▶ Aim of the task: Repeat the lines of the data that follow, please, starting at the first and stopping after the one with "const values = [22, 3];".

▶ Source data:

+++++

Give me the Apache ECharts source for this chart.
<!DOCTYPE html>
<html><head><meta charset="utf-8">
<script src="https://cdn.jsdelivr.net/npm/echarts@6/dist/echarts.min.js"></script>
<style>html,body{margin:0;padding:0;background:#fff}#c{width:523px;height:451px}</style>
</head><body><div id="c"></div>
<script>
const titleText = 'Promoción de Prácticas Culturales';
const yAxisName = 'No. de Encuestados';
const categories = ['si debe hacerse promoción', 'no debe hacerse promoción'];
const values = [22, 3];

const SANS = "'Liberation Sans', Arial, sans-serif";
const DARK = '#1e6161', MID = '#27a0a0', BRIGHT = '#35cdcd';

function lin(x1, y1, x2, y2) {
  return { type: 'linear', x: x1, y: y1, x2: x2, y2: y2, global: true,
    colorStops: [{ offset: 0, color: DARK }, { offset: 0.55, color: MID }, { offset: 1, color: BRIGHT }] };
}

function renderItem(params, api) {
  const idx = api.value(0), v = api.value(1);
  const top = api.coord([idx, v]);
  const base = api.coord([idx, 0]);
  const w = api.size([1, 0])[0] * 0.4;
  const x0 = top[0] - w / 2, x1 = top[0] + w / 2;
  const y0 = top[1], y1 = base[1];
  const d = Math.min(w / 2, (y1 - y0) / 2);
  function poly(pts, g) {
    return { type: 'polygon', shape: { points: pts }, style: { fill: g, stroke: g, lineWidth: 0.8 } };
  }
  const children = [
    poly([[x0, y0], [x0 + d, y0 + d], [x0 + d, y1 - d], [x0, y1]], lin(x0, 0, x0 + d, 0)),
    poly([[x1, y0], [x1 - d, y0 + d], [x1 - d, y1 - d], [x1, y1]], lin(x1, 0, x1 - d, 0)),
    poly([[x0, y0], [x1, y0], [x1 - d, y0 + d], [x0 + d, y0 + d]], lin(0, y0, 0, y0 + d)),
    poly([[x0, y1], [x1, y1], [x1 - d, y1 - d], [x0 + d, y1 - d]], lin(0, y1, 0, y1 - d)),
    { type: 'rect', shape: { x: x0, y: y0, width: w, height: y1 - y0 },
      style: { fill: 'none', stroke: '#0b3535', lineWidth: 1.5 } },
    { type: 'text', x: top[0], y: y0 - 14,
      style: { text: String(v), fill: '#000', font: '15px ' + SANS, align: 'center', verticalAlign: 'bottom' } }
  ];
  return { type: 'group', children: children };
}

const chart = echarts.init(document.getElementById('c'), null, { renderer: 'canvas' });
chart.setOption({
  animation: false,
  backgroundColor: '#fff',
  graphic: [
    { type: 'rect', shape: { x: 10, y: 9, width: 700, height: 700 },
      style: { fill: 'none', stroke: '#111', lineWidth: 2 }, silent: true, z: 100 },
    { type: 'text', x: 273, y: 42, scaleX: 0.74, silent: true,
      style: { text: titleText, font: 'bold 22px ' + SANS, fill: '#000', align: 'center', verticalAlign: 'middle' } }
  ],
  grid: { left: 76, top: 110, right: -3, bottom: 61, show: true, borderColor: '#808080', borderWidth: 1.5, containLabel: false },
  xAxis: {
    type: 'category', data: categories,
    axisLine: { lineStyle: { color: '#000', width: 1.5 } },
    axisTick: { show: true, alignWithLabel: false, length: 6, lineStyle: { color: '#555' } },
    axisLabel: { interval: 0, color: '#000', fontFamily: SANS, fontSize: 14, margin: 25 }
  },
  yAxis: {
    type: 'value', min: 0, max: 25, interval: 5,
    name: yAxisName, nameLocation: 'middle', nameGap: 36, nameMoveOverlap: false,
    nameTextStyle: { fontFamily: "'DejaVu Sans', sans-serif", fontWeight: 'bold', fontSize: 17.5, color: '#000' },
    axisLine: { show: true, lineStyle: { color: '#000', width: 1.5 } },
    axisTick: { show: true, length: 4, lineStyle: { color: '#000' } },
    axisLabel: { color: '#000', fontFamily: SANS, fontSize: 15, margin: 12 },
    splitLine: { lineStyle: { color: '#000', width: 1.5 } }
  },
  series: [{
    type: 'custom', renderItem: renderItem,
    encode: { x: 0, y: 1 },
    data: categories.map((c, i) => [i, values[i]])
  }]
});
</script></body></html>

+++++

▶ The completed task:
Give me the Apache ECharts source for this chart.
<!DOCTYPE html>
<html><head><meta charset="utf-8">
<script src="https://cdn.jsdelivr.net/npm/echarts@6/dist/echarts.min.js"></script>
<style>html,body{margin:0;padding:0;background:#fff}#c{width:523px;height:451px}</style>
</head><body><div id="c"></div>
<script>
const titleText = 'Promoción de Prácticas Culturales';
const yAxisName = 'No. de Encuestados';
const categories = ['si debe hacerse promoción', 'no debe hacerse promoción'];
const values = [22, 3];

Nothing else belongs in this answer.